With every passing day, it seems like it is getting harder to trust what you see — and hear — on the internet. Deepfakes and doctored audio have become easier to create with the press of a button. New research by three School of Information students and alums will make it easy to determine the authenticity of an audio clip.
Romit Barua, Gautham Koorma, and Sarah Barrington (all MIMS ’23) first presented their research on voice cloning as their final project for the Master of Information Management and Systems degree program. Barrington is now a Ph.D. student at the I School. Working with Professor Hany Farid, the team looked into different techniques for differentiating a real from a cloned voice designed to impersonate a specific person.
“When this team first approached me in early Spring of 2022, I told them not to worry about deepfake audio because voice cloning was just not very good and it would be a while before we had to worry about it. I was wrong, and a few months later, AI-powered voice cloning was shockingly good, revealing how fast this technology evolves,” said Professor Farid. “The team has done important work in laying out a range of ideas for detecting the new threat of deepfake audio.”
To begin, the team first analyzed audio samples of real and fake voices by looking at perceptual features or patterns that can be visually identified. Through this lens, they focused on looking at audio waves and noticed that real human voices often had more pauses and varied in volume throughout the clip. This is because people have the tendency to use filler words and may move around and away from the microphone while recording. By analyzing these features, the team was able to pinpoint pauses and amplitude (consistency and variation in voice) as key factors to look for when trying to determine a voice’s authenticity. However, they also found that this method — while easy to understand — may yield less accurate results.
The team then took a more detailed approach, looking at general spectral features using an ‘off-the-shelf’ audio wave analysis package. The program extracts over six thousand features — including summary statistics (mean, standard deviation, etc.), regression coefficients, and more — before reducing the number to the twenty most important ones. By analyzing these extracted features and comparing them to other audio clips, Barrington, Barua, and Koorma utilized these features to create a more accurate method.

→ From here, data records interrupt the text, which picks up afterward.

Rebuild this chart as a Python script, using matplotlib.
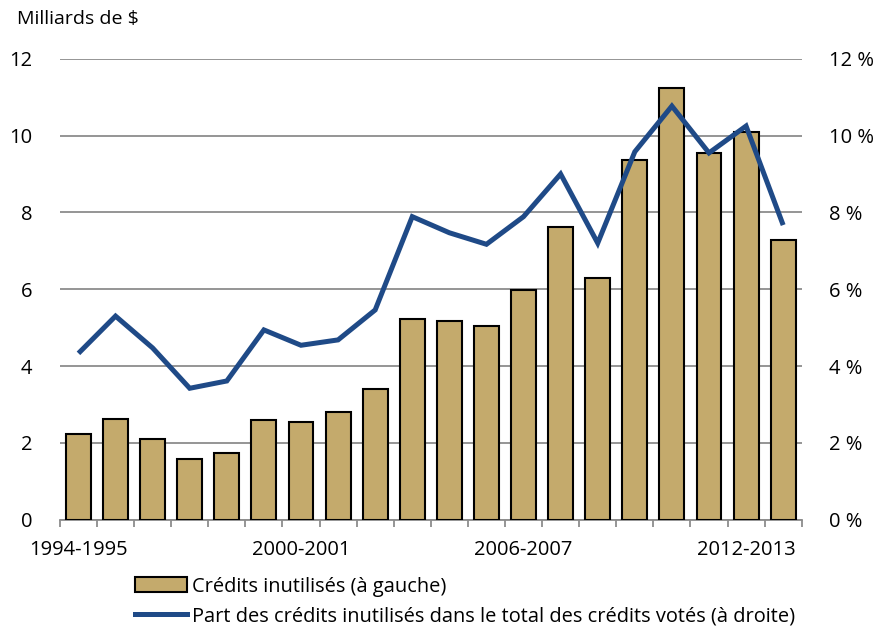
import numpy as np
import matplotlib.pyplot as plt
from matplotlib.patches import Patch
from matplotlib.lines import Line2D

plt.rcParams['font.family'] = ['Open Sans', 'DejaVu Sans']

years = ["1994-1995", "1995-1996", "1996-1997", "1997-1998", "1998-1999",
         "1999-2000", "2000-2001", "2001-2002", "2002-2003", "2003-2004",
         "2004-2005", "2005-2006", "2006-2007", "2007-2008", "2008-2009",
         "2009-2010", "2010-2011", "2011-2012", "2012-2013", "2013-2014"]
# unused appropriations, billions of dollars
unused = [2.23, 2.63, 2.10, 1.58, 1.74, 2.59, 2.54, 2.81, 3.39, 5.23,
          5.18, 5.03, 5.98, 7.61, 6.29, 9.36, 11.24, 9.55, 10.10, 7.28]
# share of total voted appropriations, percent
share = [4.33, 5.30, 4.47, 3.42, 3.61, 4.94, 4.54, 4.68, 5.46, 7.89,
         7.47, 7.17, 7.89, 9.00, 7.20, 9.58, 10.77, 9.55, 10.25, 7.67]
shown_years = ["1994-1995", "2000-2001", "2006-2007", "2012-2013"]

bar_color = "#C4AA6C"
line_color = "#1F4A87"
grid_color = "#8C8C8C"

fig = plt.figure(figsize=(8.81, 6.26), dpi=100)
ax = fig.add_axes([0.068, 0.170, 0.842, 0.736])
ax2 = ax.twinx()

x = np.arange(len(years))
ax.bar(x, unused, width=0.67, color=bar_color, edgecolor="black",
       linewidth=1.5, zorder=3)
ax2.plot(x, share, color=line_color, linewidth=3.6, solid_joinstyle="miter",
         solid_capstyle="butt", zorder=4)

ax.set_xlim(-0.5, len(years) - 0.5)
ax.set_ylim(0, 12)
ax2.set_ylim(0, 12)
ax.set_yticks(range(0, 13, 2))
ax2.set_yticks(range(0, 13, 2))
ax2.set_yticklabels([f"{v} %" for v in range(0, 13, 2)])

for a in (ax, ax2):
    for s in ("left", "right", "top"):
        a.spines[s].set_visible(False)
    a.spines["bottom"].set_color(grid_color)
    a.spines["bottom"].set_linewidth(1.3)
    a.tick_params(axis="y", length=0, labelsize=14.5, pad=20)
ax2.spines["bottom"].set_visible(False)

ax.yaxis.grid(True, color=grid_color, linewidth=1.3, zorder=0)
ax.set_axisbelow(True)

ax.set_xticks([years.index(y) for y in shown_years])
ax.set_xticklabels(shown_years)
ax.set_xticks(np.arange(-0.5, len(years), 1), minor=True)
ax.tick_params(axis="x", which="major", length=0, labelsize=14.5, pad=15)
ax.tick_params(axis="x", which="minor", length=5, width=1.3, color=grid_color)

fig.text(0.019, 0.955, "Milliards de $", fontsize=14, ha="left", va="bottom")

handles = [Patch(facecolor=bar_color, edgecolor="black", linewidth=1.5),
           Line2D([], [], color=line_color, linewidth=3.6)]
labels = ["Crédits inutilisés (à gauche)",
          "Part des crédits inutilisés dans le total des crédits votés (à droite)"]
fig.legend(handles, labels, loc="upper left", bbox_to_anchor=(0.153, 0.079),
           frameon=False, fontsize=14.4, handlelength=2.6, handleheight=0.75,
           handletextpad=0.25, labelspacing=0.5, borderpad=0,
           borderaxespad=0)

fig.savefig("out.png", dpi=100)
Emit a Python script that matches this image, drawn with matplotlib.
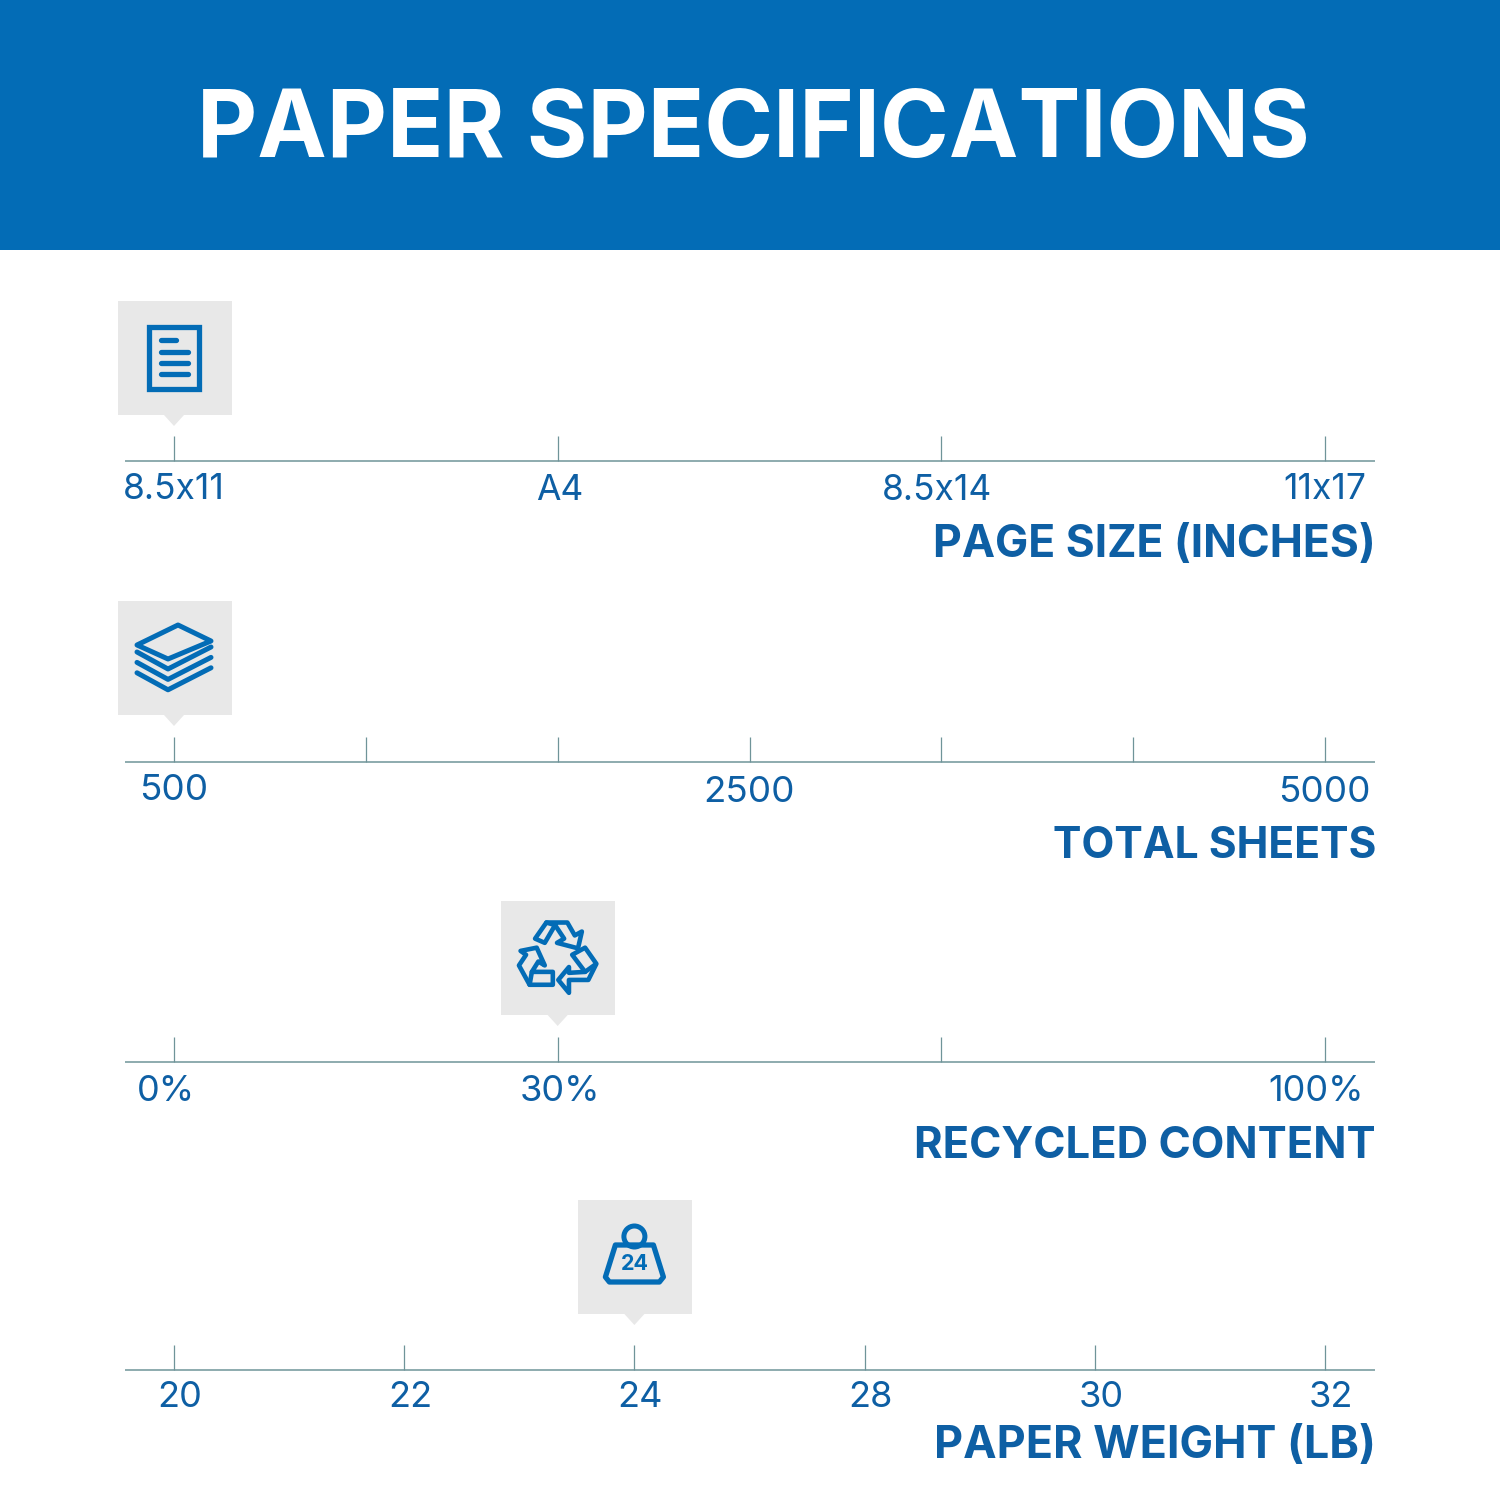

However, their most accurate results occurred with their learned features, which involves training a deep-learning model. To do so, the team feeds the raw audio to the model, from which it processes and extracts multi dimensional representations — called embeddings. Once generated, the model uses these embeddings to distinguish real and synthetic audio. This method has consistently outperformed the previous two techniques on accuracy and has recorded as little as 0% error in lab settings. Despite the high accuracy rate, the team has noted that this method could be difficult to understand without proper context.
The team believes that this research may address growing concerns about using voice cloning and deepfakes for nefarious purposes. “Voice cloning is one of the first instances where we’re witnessing deepfakes with real-world utility, whether that's to bypass a bank’s biometric verification or to call a family member asking for money,” Barrington explained. “No longer are only world leaders and celebrities at risk, but everyday people as well. This work represents a significant step in developing and evaluating detection systems in a manner that is robust and scalable for the general public.”
After publishing this research online, Barrington, Barua, and Koorma were invited to present their findings at various prestigious conferences, such as the Nobel Prize Summit and the IEEE WIFS (Workshop in Information Forensics and Security) conference in Nuremberg, Germany.
“WIFS provided an excellent forum for engaging with researchers in digital forensics, deepening our knowledge of state-of-the-art forensic techniques through detailed presentations and enriching peer discussions,” said Koorma.
“[It also] awarded us a great opportunity to see the research of leaders in our field as well as find common ground for future collaboration in the area of deepfake detection,” Barua added.
As society grapples with the implications of deepfakes affecting not only world leaders and celebrities but everyday individuals, this research offers a robust and scalable approach to safeguarding the general public. Delving into perceptual features, spectral analysis, and leveraging advanced deep learning models has yielded promising results, and the team’s work stands as a crucial step towards restoring trust in audio content online and mitigating the risks posed by advancing technology.